Вовочка Низкополз со своей школьной фразочкой: "Рождённый ползать, упасть не может!" - перебросившись несколькими словами, уразумел, что взять с него, с Вернуськи, нечего и переметнулся к Зяблику, который не стеснялся брать взятки особо крупных размеров, злоупотребляя служебным положением в силовых структурах. Потом все кушали…
Вернуська не стал озвучивать привезённую домашнюю заготовку: "Мы сделаны в СССР. Мы рождены в пятидесятом. Твой папа бывший офицер, твой всю войну прошёл солдатом… Мы дети выживших отцов, которых смерть не досчиталась, мы слёзы безутешных вдов, которым счастий не досталось. Мы дети собственной страны, которой нет, и вряд ли будет. Побеждены? Возрождены? Мы живы! Кто ж за это судит! Мы стартовали в один час, но каждый шёл своей тропой. И каждый каждому из нас приветы шлёт своей строкой.

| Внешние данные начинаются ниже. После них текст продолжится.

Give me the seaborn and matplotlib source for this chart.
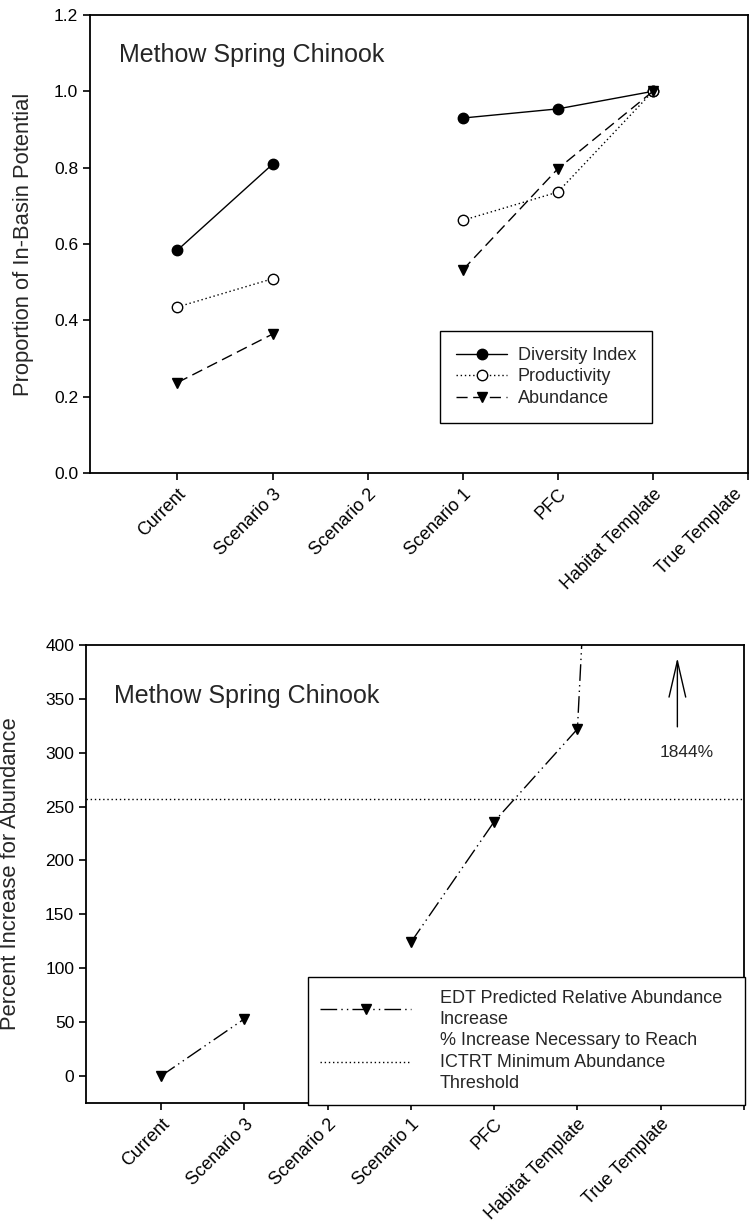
import numpy as np
import pandas as pd
import matplotlib
matplotlib.use("Agg")
import matplotlib.pyplot as plt
import matplotlib.transforms as mtransforms
from matplotlib.lines import Line2D
import seaborn as sns

# ---- data -------------------------------------------------------------
categories = ["Current", "Scenario 3", "Scenario 2", "Scenario 1",
              "PFC", "Habitat Template", "True Template"]

diversity_index = [0.584, 0.809, np.nan, 0.930, 0.954, 1.000, np.nan]
productivity = [0.435, 0.509, np.nan, 0.662, 0.736, 1.000, np.nan]
abundance = [0.237, 0.364, np.nan, 0.532, 0.797, 1.000, np.nan]

pct_increase = [0.0, 53.0, np.nan, 124.0, 236.0, 322.0, 1844.0]
ictrt_threshold = 257.0

top_yticks = [0.0, 0.2, 0.4, 0.6, 0.8, 1.0, 1.2]
bottom_yticks = [0, 50, 100, 150, 200, 250, 300, 350, 400]
panel_title = "Methow Spring Chinook"

# ---- style ------------------------------------------------------------
sns.set_style("ticks")
plt.rcParams["font.family"] = ["Liberation Sans", "DejaVu Sans"]
plt.rcParams["axes.linewidth"] = 1.3
plt.rcParams["axes.edgecolor"] = "black"


def segmented(values):
    """Long table with a segment id so gaps (NaN) break the line."""
    s = pd.Series(values, dtype=float)
    df = pd.DataFrame({"pos": np.arange(len(s)), "value": s,
                       "segment": s.isna().cumsum()})
    return df.dropna()


def draw_series(ax, values, ls, marker, mfc, ms=7.5):
    sns.lineplot(data=segmented(values), x="pos", y="value", units="segment",
                 estimator=None, color="black", lw=1.0, linestyle=ls,
                 marker=marker, markersize=ms, markerfacecolor=mfc,
                 markeredgecolor="black", markeredgewidth=1.0,
                 legend=False, ax=ax)


def style_axes(ax, labels):
    for side in ["top", "right", "left", "bottom"]:
        ax.spines[side].set_visible(True)
        ax.spines[side].set_color("black")
    ax.tick_params(direction="out", length=5, width=1.2, labelsize=12.5,
                   colors="black", top=False, right=False)
    ax.tick_params(axis="x", pad=4)
    ax.set_xticklabels(labels, rotation=45, ha="right", va="top",
                       rotation_mode="anchor", fontsize=13)
    ax.set_xlabel("")


fig = plt.figure(figsize=(7.5, 12.28), dpi=100)

dash_long = (0, (8, 4))
dots = (0, (1, 2))
dash_dot_dot = (0, (12, 3, 1, 3, 1, 3))

# ---- top panel: proportion of in-basin potential -------------------------
ax1 = fig.add_axes([0.120, 0.6148, 0.8773, 0.3730])
draw_series(ax1, diversity_index, "-", "o", "black")
draw_series(ax1, productivity, dots, "o", "white")
draw_series(ax1, abundance, dash_long, "v", "black")

ax1.set_xlim(-0.92, 6.0)
ax1.set_ylim(0, 1.2)
ax1.set_yticks(top_yticks)
ax1.set_yticklabels([f"{v:.1f}" for v in top_yticks])
ax1.set_xticks(range(len(categories)))
style_axes(ax1, categories)
# last label sits on the right edge of the frame; nudge it inward
last = ax1.get_xticklabels()[-1]
last.set_transform(last.get_transform() + mtransforms.ScaledTranslation(
    -14 / 100, 0, fig.dpi_scale_trans))
ax1.set_ylabel("Proportion of In-Basin Potential", fontsize=15.8)
ax1.yaxis.set_label_coords(-0.085, 0.5)
ax1.text(0.044, 0.897, panel_title, transform=ax1.transAxes,
         fontsize=18, ha="left", va="baseline")

top_handles = [
    Line2D([], [], color="black", lw=1.0, ls="-", marker="o", ms=7.5,
           mfc="black", mec="black"),
    Line2D([], [], color="black", lw=1.0, ls=dots, marker="o", ms=7.5,
           mfc="white", mec="black"),
    Line2D([], [], color="black", lw=1.0, ls=dash_long, marker="v", ms=7.5,
           mfc="black", mec="black"),
]
leg1 = ax1.legend(top_handles, ["Diversity Index", "Productivity", "Abundance"],
                  loc="lower left", bbox_to_anchor=(0.532, 0.109),
                  borderaxespad=0, fontsize=13, handlelength=2.8,
                  handletextpad=0.6, labelspacing=0.25, borderpad=0.9,
                  frameon=True, fancybox=False, edgecolor="black",
                  framealpha=1)
leg1.get_frame().set_linewidth(1.0)

# ---- bottom panel: percent increase for abundance -------------------------
ax2 = fig.add_axes([0.1147, 0.1018, 0.8773, 0.3730])
ax2.axhline(ictrt_threshold, color="black", lw=1.0, ls=dots)
draw_series(ax2, pct_increase, dash_dot_dot, "v", "black")

ax2.set_xlim(-0.9, 7.0)
ax2.set_ylim(-25, 400)
ax2.set_yticks(bottom_yticks)
ax2.set_xticks(range(len(categories) + 1))
style_axes(ax2, categories + [""])
ax2.set_ylabel("Percent Increase for Abundance", fontsize=15.8)
ax2.yaxis.set_label_coords(-0.099, 0.5)
ax2.text(0.0426, 0.874, panel_title, transform=ax2.transAxes,
         fontsize=18, ha="left", va="baseline")

# off-scale value for the last scenario
off_scale = pct_increase[-1]
ax2.annotate("", xy=(6.2, 388), xytext=(6.2, 324),
             arrowprops=dict(arrowstyle="->,head_length=1.3,head_width=0.3",
                             mutation_scale=20, lw=1.0, color="black",
                             shrinkA=0, shrinkB=0))
ax2.text(6.31, 300, f"{off_scale:.0f}%", fontsize=12.5, ha="center",
         va="center")

bottom_handles = [
    Line2D([], [], color="black", lw=1.0, ls=dash_dot_dot, marker="v",
           ms=7.5, mfc="black", mec="black"),
    Line2D([], [], color="black", lw=1.0, ls=dots),
]
leg2 = ax2.legend(bottom_handles,
                  ["EDT Predicted Relative Abundance\nIncrease",
                   "% Increase Necessary to Reach\nICTRT Minimum Abundance\nThreshold"],
                  loc="lower left", bbox_to_anchor=(0.337, -0.004, 0.664, 0.28),
                  mode="expand", borderaxespad=0, fontsize=13,
                  handlelength=5.0, handletextpad=1.6, labelspacing=0.2,
                  borderpad=0.7, frameon=True, fancybox=False,
                  edgecolor="black", framealpha=1)
for t in leg2.get_texts():
    t.set_linespacing(1.36)
leg2.get_frame().set_linewidth(1.0)
leg2.set_clip_on(False)

fig.savefig("out.png", dpi=100)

Меж нами нет (не может быть!) продажных отношений рынка. Ничто нам не мешает жить по совести и без запинки…" Постеснялся, что ли?
А вот с Белокоровиной… теплей с ней как-то. В этом холодном бездушном скопище алчущих счастий людей, так называемом обществе, можно было погреться о своих близких, вернув им заимообразно. А тут Белокоровина. Зачем она себя тратила на него? Сама попросила почитать. И читала. И правила. И хорошо правила. По честному…
Ну что это: "Не слушай, что говорят. Смотри, что делают. Обкуренные женщины рожают. В братоубийственной войне за двести баксов убивают… Не живёт народ, а выживает… в стае. Любовь продажная, да и за деньги совесть… Душа малолитражная, как ж… задница то есть. Свирепство подменило детство. Злодейский нож, взбесясь у сердца, кромсает, режет по живому… Беспомощна образовательная школа. Честь поругана. Оскорблено достоинство. Граница без замка. В опале воинство…"
- похоже на ночной кошмар после долгого сидения у телевизора. Я бы убрала". И он убрал. Много чего убрал по её доброжелательной рекомендации, не жалея…
После интернетобщения с Анкой, Вернуська как-то добрей писать начал. Первой это заметила Иннина. Выбрав всю желчь из архива Петькиного творчества, и доведя посредством Венькиных листовок до абсурда народонаселения любимого города детства, она сумела со своими соратниками реализовать часть плана Якова, создав революционную обстановку. Но чтобы довести её (обстановку) до критической массы нужен был ещё один всплеск гнева и непокорности народного писателя… но он кончился.
Иннина тревожно телеграфировала Анке: "Где кураж?! Где жажда крови?! Где готовность порвать всё и всех зубами… чтоб на развалинах безвластья пестрели наши имена?" Анка была немногословна в ответной телеграмме: "А я причём?"